▶ **Work to complete**: Repeat the material exactly from its first line to the line that includes "const blobPoint = [8.56, 27.6];". Skip pictures.

▶ **Information provided**:
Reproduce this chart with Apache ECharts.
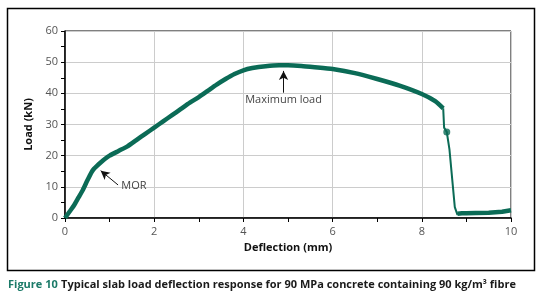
<!DOCTYPE html>
<html>
<head>
<meta charset="utf-8">
<script src="https://cdn.jsdelivr.net/npm/echarts@6/dist/echarts.min.js"></script>
<style>
  html, body { margin: 0; padding: 0; background: #fff; }
  #chart-container { width: 541px; height: 298px; }
</style>
</head>
<body>
<div id="chart-container"></div>
<script>
// load-deflection curve (mm, kN)
const riseDeflection = [0, 0.1, 0.2, 0.3, 0.4, 0.5, 0.6, 0.65, 0.7, 0.8, 0.9, 1.0, 1.2, 1.4, 1.6, 1.8, 2.0, 2.2, 2.4, 2.6, 2.8, 3.0, 3.2, 3.4, 3.6, 3.8, 4.0, 4.2, 4.5, 4.8, 5.0, 5.3, 5.6, 6.0, 6.5, 7.0, 7.5, 8.0, 8.3, 8.48];
const riseLoad = [0, 2, 4, 6.5, 9, 12, 14.8, 15.8, 16.5, 17.8, 19, 20, 21.5, 23, 25, 27, 29, 31, 33, 35, 37, 38.8, 40.8, 42.8, 44.6, 46.2, 47.4, 48.1, 48.7, 49, 49, 48.8, 48.4, 47.8, 46.5, 44.6, 42.5, 39.8, 37.5, 35.2];
const dropDeflection = [8.48, 8.5, 8.56, 8.62, 8.74, 8.8];
const dropLoad = [35.2, 29, 27.6, 22, 3.5, 1];
const tailDeflection = [8.8, 8.9, 9.0, 9.2, 9.5, 9.8, 10.0];
const tailLoad = [1.4, 1.5, 1.5, 1.6, 1.7, 2.0, 2.5];
const blobPoint = [8.56, 27.6];

const xTicks = { min: 0, max: 10, interval: 2 };
const yTicks = { min: 0, max: 60, interval: 10 };

const lineColor = "#0b6b56";
const pair = (xs, ys) => xs.map((x, i) => [x, ys[i]]);

let element = document.getElementById("chart-container");
let myChart = echarts.init(element, null, { renderer: "canvas" });

let option = {
  animation: false,
  grid: {
    left: 65, top: 31, right: 30, bottom: 80,
    show: true, borderColor: "#000", borderWidth: 1
  },
  xAxis: {
    type: "value",
    min: xTicks.min, max: xTicks.max, interval: xTicks.interval,
    name: "Deflection (mm)",
    nameLocation: "middle",
    nameGap: 24,
    nameTextStyle: { fontFamily: "Open Sans", fontWeight: "bold", fontSize: 11, color: "#111" },
    axisLine: { lineStyle: { color: "#000", width: 1.5 } },
    axisTick: { inside: false, length: 4, lineStyle: { color: "#000" } },
    minorTick: { show: true, splitNumber: 2, length: 4, lineStyle: { color: "#000" } },
    axisLabel: { fontFamily: "Open Sans", fontSize: 11, color: "#555", margin: 8 },
    splitLine: { lineStyle: { color: "#ccc", width: 1 } }
  },
  yAxis: {
    type: "value",
    min: yTicks.min, max: yTicks.max, interval: yTicks.interval,
    name: "Load (kN)",
    nameLocation: "middle",
    nameGap: 27,
    nameTextStyle: { fontFamily: "Open Sans", fontWeight: "bold", fontSize: 11, color: "#111" },
    axisLine: { show: true, lineStyle: { color: "#000", width: 1.5 } },
    axisTick: { show: true, inside: false, length: 4, lineStyle: { color: "#000" } },
    minorTick: { show: true, splitNumber: 2, length: 4, lineStyle: { color: "#000" } },
    axisLabel: { fontFamily: "Open Sans", fontSize: 11, color: "#555", margin: 7 },
    splitLine: { lineStyle: { color: "#ccc", width: 1 } }
  },
  series: [
    {
      type: "line",
      data: pair(riseDeflection, riseLoad),
      showSymbol: false,
      smooth: 0.2,
      lineStyle: { color: lineColor, width: 4.5 },
      markLine: {
        silent: true,
        symbol: ["none", "arrow"],
        symbolSize: [7, 9],
        label: { show: false },
        lineStyle: { color: "#111", width: 1, type: "solid" },
        data: [
          [{ coord: [4.9, 40.2] }, { coord: [4.9, 47.2] }],
          [{ coord: [1.19, 10.6] }, { coord: [0.8, 15.2] }]
        ]
      },
      markPoint: {
        silent: true,
        symbol: "circle",
        symbolSize: 0,
        label: {
          show: true,
          color: "#444",
          fontFamily: "Open Sans",
          fontSize: 11
        },
        data: [
          { coord: [4.9, 38], value: "Maximum load", label: { position: "inside", formatter: "Maximum load" } },
          { coord: [1.24, 10.3], value: "MOR", label: { position: "right", offset: [-4, 0], formatter: "MOR" } }
        ]
      }
    },
    {
      type: "line",
      data: pair(dropDeflection, dropLoad),
      showSymbol: false,
      lineStyle: { color: lineColor, width: 2 }
    },
    {
      type: "line",
      data: pair(tailDeflection, tailLoad),
      showSymbol: false,
      lineStyle: { color: lineColor, width: 4.5 }
    },
    {
      type: "scatter",
      data: [blobPoint],
      symbolSize: 7,
      itemStyle: { color: lineColor }
    }
  ],
  graphic: [
    {
      type: "rect",
      shape: { x: 7.5, y: 8.5, width: 527, height: 262 },
      style: { fill: "none", stroke: "#000", lineWidth: 1.5 },
      silent: true
    },
    {
      type: "text",
      left: 8,
      top: 279,
      style: {
        text: "{a|Figure 10} {b|Typical slab load deflection response for 90 MPa concrete containing 90 kg/m³ fibre}",
        rich: {
          a: { fontFamily: "Open Sans", fontWeight: "bold", fontSize: 11, fill: "#1b7a68" },
          b: { fontFamily: "Open Sans", fontWeight: "bold", fontSize: 11, fill: "#1a1a1a" }
        }
      }
    }
  ]
};
option && myChart.setOption(option);
</script>
</body>
</html>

▶ **Correct output**:
Reproduce this chart with Apache ECharts.
<!DOCTYPE html>
<html>
<head>
<meta charset="utf-8">
<script src="https://cdn.jsdelivr.net/npm/echarts@6/dist/echarts.min.js"></script>
<style>
  html, body { margin: 0; padding: 0; background: #fff; }
  #chart-container { width: 541px; height: 298px; }
</style>
</head>
<body>
<div id="chart-container"></div>
<script>
// load-deflection curve (mm, kN)
const riseDeflection = [0, 0.1, 0.2, 0.3, 0.4, 0.5, 0.6, 0.65, 0.7, 0.8, 0.9, 1.0, 1.2, 1.4, 1.6, 1.8, 2.0, 2.2, 2.4, 2.6, 2.8, 3.0, 3.2, 3.4, 3.6, 3.8, 4.0, 4.2, 4.5, 4.8, 5.0, 5.3, 5.6, 6.0, 6.5, 7.0, 7.5, 8.0, 8.3, 8.48];
const riseLoad = [0, 2, 4, 6.5, 9, 12, 14.8, 15.8, 16.5, 17.8, 19, 20, 21.5, 23, 25, 27, 29, 31, 33, 35, 37, 38.8, 40.8, 42.8, 44.6, 46.2, 47.4, 48.1, 48.7, 49, 49, 48.8, 48.4, 47.8, 46.5, 44.6, 42.5, 39.8, 37.5, 35.2];
const dropDeflection = [8.48, 8.5, 8.56, 8.62, 8.74, 8.8];
const dropLoad = [35.2, 29, 27.6, 22, 3.5, 1];
const tailDeflection = [8.8, 8.9, 9.0, 9.2, 9.5, 9.8, 10.0];
const tailLoad = [1.4, 1.5, 1.5, 1.6, 1.7, 2.0, 2.5];
const blobPoint = [8.56, 27.6];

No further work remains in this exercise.